I’ve been blessed to have been accepted into a few schools, and yesterday, I applied for one of their honor’s programs. The prompt was:
“Imagine that you are traveling to a foreign country. Because you want to engage with the local population, you have packed three items to help you express who you are. One item should represent your past, one should represent your present, and one your future. Describe the three items you have chosen, and how they represent you. Which item would you present as a gift to those you meet and why?”
I thought I’d share my response with you…
If I were travelling to a foreign country and had to bring three items representing my past, present, and future, I would pack the bike I spent afternoons on as a child, the walker that grants me the gift of freedom, and the pink forearm crutches I’m learning to walk with. These items represent what I want to do in life: make a difference. These three items showcase the impact my cerebral palsy has had on my life, and they’re tangible reminders that it does not define me.
My bike represents awareness. The night I first sat on its leather seat and took a hold of its red handles was the night I became aware that my disability would force me to navigate life differently. Unlike the bike my sister rode, or the ones my friends cruised down the street on, this bike had three wheels. Its third wheel was a glaring reminder that I didn’t have the balance to use a regular one, but it also taught me that I could overcome the obstacles I was faced with. I spent hours on my bike, flying up and down the street. My bike represents awareness, and it reminds me that I can beat my disability.

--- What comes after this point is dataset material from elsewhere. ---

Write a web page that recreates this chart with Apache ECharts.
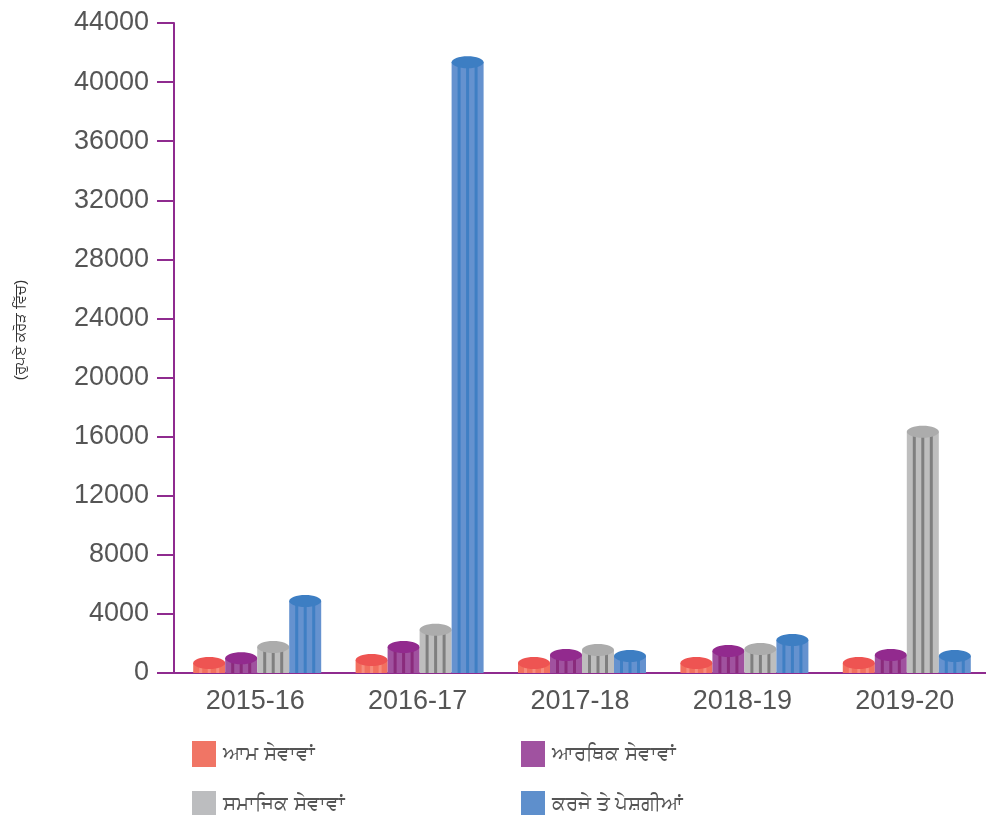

My walker represents acceptance. For years, I hated it. I hated that it made me stand out and that it attracted stares from strangers whenever I went out in public. But in March of 2014, when I opened my school’s diversity program with a speech about how being different is beautiful, that changed. When my speech was received with resounding applause and a standing ovation, I saw my walker-and my disability- for what it was: a platform. Now, I accept that the battle I fight has given me a platform to inspire others and touch lives, and I want to use it. I want to use my challenges to uplift someone else; I want to tell my story to encourage others. My walker represents acceptance, and it reminds me that I should be proud of being unique, not ashamed.
My crutches represent perseverance. Right now, I can’t walk with them. I can stand with them on my own, but the instant I try to walk, I lose my balance and face plant. But come May, I’ll walk across the stage at graduation holding onto their handles, not my walker’s. I’m going to accomplish my goal; I’m going to fight through the difficulty and the pain that comes with using them and walk on my own. They represent the way I have and will continue to persevere through my disability, and they’re reminders that if you work hard and never give up, nothing is impossible.
If I had to pick one object to present as a gift to the people I met overseas, I would present my crutches. Not only do they symbolize perseverance, but for me, they represent the dreams I have yet to fulfill and the lives I have yet to touch. I’ve been able to do a lot of amazing things in my seventeen years, but this is just the beginning. I want to keep sharing my story and keep reaching out to others. My crutches are a reminder to keep dreaming impossible dreams, but more importantly, they’re a reminder that no mountain is so tall that it can’t be climbed.